Indians At Risk In Afghanistan
New Delhi (UPI) May 02, 2006
India needs to strengthen its intelligence mechanism in Afghanistan to protect its workers and engineers engaged in reconstruction work in the war-ravaged nation, Indian strategic affairs analysts said Monday.
"India needs to strengthen its capacity to collect information, assess the risks involved and inform those who are prepared to embark on difficult postings," said Ajai Sahani, executive director of the Institute of Conflict Management, a New Delhi based think-tank.
Sahani said the government has no plan to offer protection as more and more Indians find their way to turbulent places all over the globe in search of lucrative jobs.
An Indian telecom engineer K. Suryanarayana -- who was working with a Bahrain-based telecommunication company in Afghanistan -- was abducted and subsequently beheaded by the Taliban even before negotiations could begin for his release.
After Suryanarayana's abduction, the Taliban gave a 24 hour ultimatum to all Indians working in Afghanistan to leave the country or else the abducted engineer would be killed.
The warning was a clear indication that the Islamist extremists were not willing to negotiate his release.

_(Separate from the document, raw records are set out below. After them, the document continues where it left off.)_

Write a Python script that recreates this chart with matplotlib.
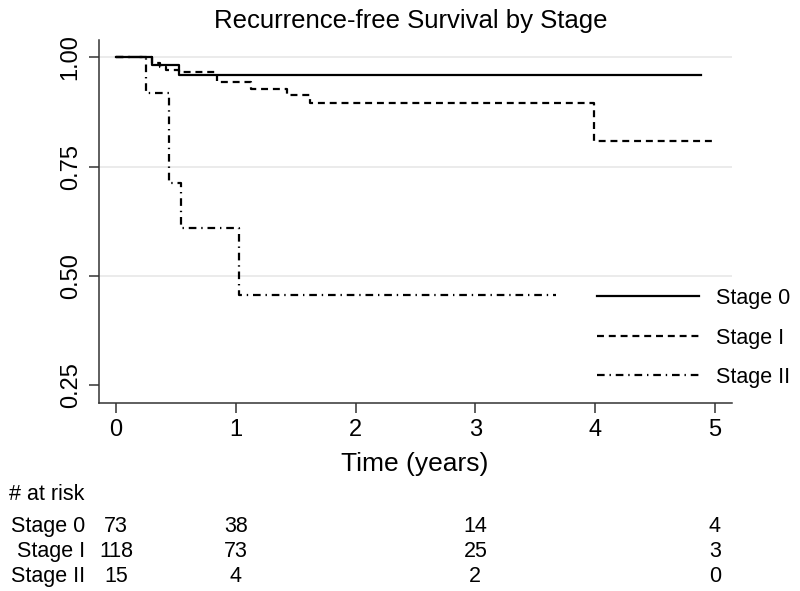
import matplotlib
matplotlib.use("Agg")
import matplotlib.pyplot as plt
import matplotlib.transforms as mtransforms

# --- Kaplan-Meier step data ---
stage0_t = [0, 0.30, 0.53, 4.88]
stage0_s = [1.0, 0.982, 0.961, 0.961]

stage1_t = [0, 0.30, 0.37, 0.42, 0.53, 0.84, 1.13, 1.43, 1.62, 3.99, 4.98]
stage1_s = [1.0, 0.987, 0.979, 0.972, 0.967, 0.943, 0.928, 0.913, 0.896, 0.808, 0.808]

stage2_t = [0, 0.25, 0.44, 0.54, 1.03, 3.67]
stage2_s = [1.0, 0.919, 0.713, 0.610, 0.456, 0.456]

labels = ["Stage 0", "Stage I", "Stage II"]

# --- numbers at risk table ---
risk_times = [0, 1, 3, 5]
risk_stage0 = [73, 38, 14, 4]
risk_stage1 = [118, 73, 25, 3]
risk_stage2 = [15, 4, 2, 0]

x_ticks = [0, 1, 2, 3, 4, 5]
y_ticks = [0.25, 0.50, 0.75, 1.00]
grid_vals = [0.50, 0.75, 1.00]

plt.rcParams['font.family'] = ['Liberation Sans', 'DejaVu Sans']
plt.rcParams['lines.scale_dashes'] = False
FS = 15.5       # legend / risk table
TICK_FS = 17
W, H = 800, 591

fig = plt.figure(figsize=(8, 5.91), dpi=100)
ax = fig.add_axes([99 / W, 1 - 403 / H, (731.7 - 99) / W, (403 - 40) / H])

for g in grid_vals:
    ax.axhline(g, color='#e6e6e6', linewidth=1.1, zorder=0)

ax.step(stage0_t, stage0_s, where='post', color='black', linewidth=1.6,
        label=labels[0])
ax.step(stage1_t, stage1_s, where='post', color='black', linewidth=1.6,
        dashes=(5, 3.5), label=labels[1])
ax.step(stage2_t, stage2_s, where='post', color='black', linewidth=1.6,
        dashes=(5.5, 3.5, 1, 3.5), label=labels[2])

ax.set_xlim(-0.142, 5.14)
ax.set_ylim(0.209, 1.04)
ax.set_xticks(x_ticks)
ax.set_yticks(y_ticks)
ax.set_yticklabels([f"{v:.2f}" for v in y_ticks], rotation=90, va='center')

for side in ['top', 'right']:
    ax.spines[side].set_visible(False)
for side in ['left', 'bottom']:
    ax.spines[side].set_color('#333333')
    ax.spines[side].set_linewidth(1.1)
ax.tick_params(axis='both', length=7.5, width=1.1, color='#333333',
               labelsize=TICK_FS, direction='out')
ax.tick_params(axis='x', pad=4)
ax.tick_params(axis='y', pad=5)

leg = ax.legend(loc='upper left', bbox_to_anchor=(597 / W, 1 - 288 / H),
                bbox_transform=fig.transFigure, frameon=False, fontsize=FS,
                handlelength=4.74, handletextpad=0.79, labelspacing=0.86,
                borderpad=0, borderaxespad=0)

# title and axis label
fig.text(411 / W, 1 - 28 / H, "Recurrence-free Survival by Stage",
         ha='center', va='baseline', fontsize=18.5)
fig.text(415 / W, 1 - 471 / H, "Time (years)", ha='center', va='baseline',
         fontsize=19)

# risk table: x in data coords, y in figure coords
trans = mtransforms.blended_transform_factory(ax.transData, fig.transFigure)
fig.text(9 / W, 1 - 500 / H, "# at risk", ha='left', va='baseline', fontsize=FS)
rows = [risk_stage0, risk_stage1, risk_stage2]
row_base = [532, 557, 582]
for lab, vals, yb in zip(labels, rows, row_base):
    fig.text(85 / W, 1 - yb / H, lab, ha='right', va='baseline', fontsize=FS)
    for t, n in zip(risk_times, vals):
        ax.text(t, 1 - yb / H, str(n), transform=trans, ha='center',
                va='baseline', fontsize=FS, clip_on=False)

fig.savefig("out.png", dpi=100)
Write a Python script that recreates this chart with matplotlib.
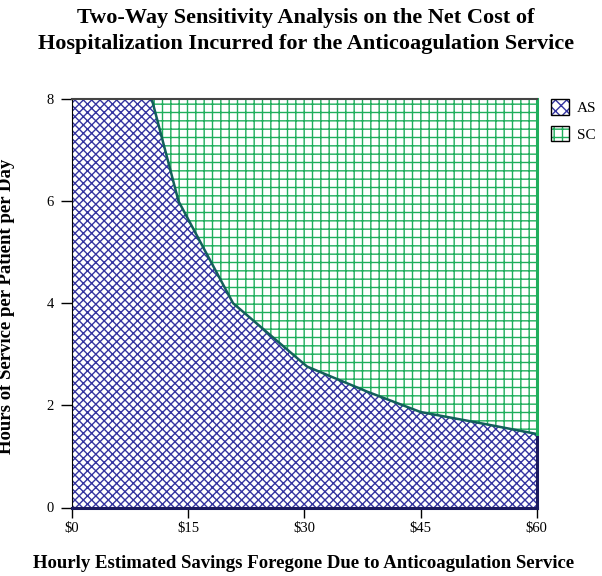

His killing was premedidated.
"It was obvious that the kidnappers were not interested in negotiating for his release but had premeditated his killing. The outrageous demand that all Indians should leave Afghanistan with 24 hours testifies to the real motivation behind this act of terror," said Shayam Saran, India's foreign secretary.
India said it could not be cowed down by such acts of terrorism and is determined to play its role to re-build Afghanistan.
"India was appalled by this dastardly and inhuman act of terror on the part of Taliban and its sponsors. The slain engineer had like many of his compatriots, been making a contribution to Afghanistan's reconstruction," Saran said.
The Taliban announced the killing of Indian engineer a few hours after his abduction from a site. The Islamist militants said he was killed while trying to escape.
"The Indian engineer was in a room with one guard, he attacked the guard and punched him, went out of the building running as other mujahedin shot him dead," said a Talibani spokesman.
The Indian government swung into action immediately after the engineer's abduction. A rescue and crisis management team was formed and left for Kabul to negotiate with the Islamic militants. However, the militants killed the Indian even before the team landed in Kabul.
The brutal killing of Suryanarayana is also a test for an Indian government that has time and again reiterated its commitment to contribute as much as it could to the reconstruction of Afghanistan. The rugged country was liberated from the Taliban by international coalition forces led by the United States and Britain.
The killing was also an attempt to intimidate India into abandoning its major role in the ongoing international attempts to bring peace and stability to Afghanistan.
Indian engineers and other workers have helped Afghanistan construct many buildings, including its parliament. India has also trained Afghans in many fields including telecommunications, public transportation, intelligence gathering and policing.
By refusing to succumb to any pressure from terrorists, India has maintained its policy of not giving in to the demands of those who take its nationals hostage. The Taliban has always considered Indians soft targets, as it was evident from the Kandahar hijacking case of 1999.
"India must unambiguously state that there would be no down-grading of its workers and engineers in Afghanistan," said Sahani. He added that any change in the policy in this direction would be a victory for the Taliban's action against India in Afghanistan.
As the killing of Suryanarayana is not the end of murders of Indians in the Afghanistan countryside, India must work out some strategy to deal with the Taliban and to provide adequate protection to its workers in that country.
New Delhi could strengthen and widen its intelligence links with Afghan security and intelligence forces, expand training and the arming of police, security forces and the Afghan national army, he explained.
India along with the international community is helping Kabul set up an intelligence network to collect information about the activities of the Taliban. To better provide security for its workers, India may seek to improve the protection of government personnel working in Afghanistan.
However, Indians like Surayanarayana working with private companies would likely continue to remain open to Taliban attacks.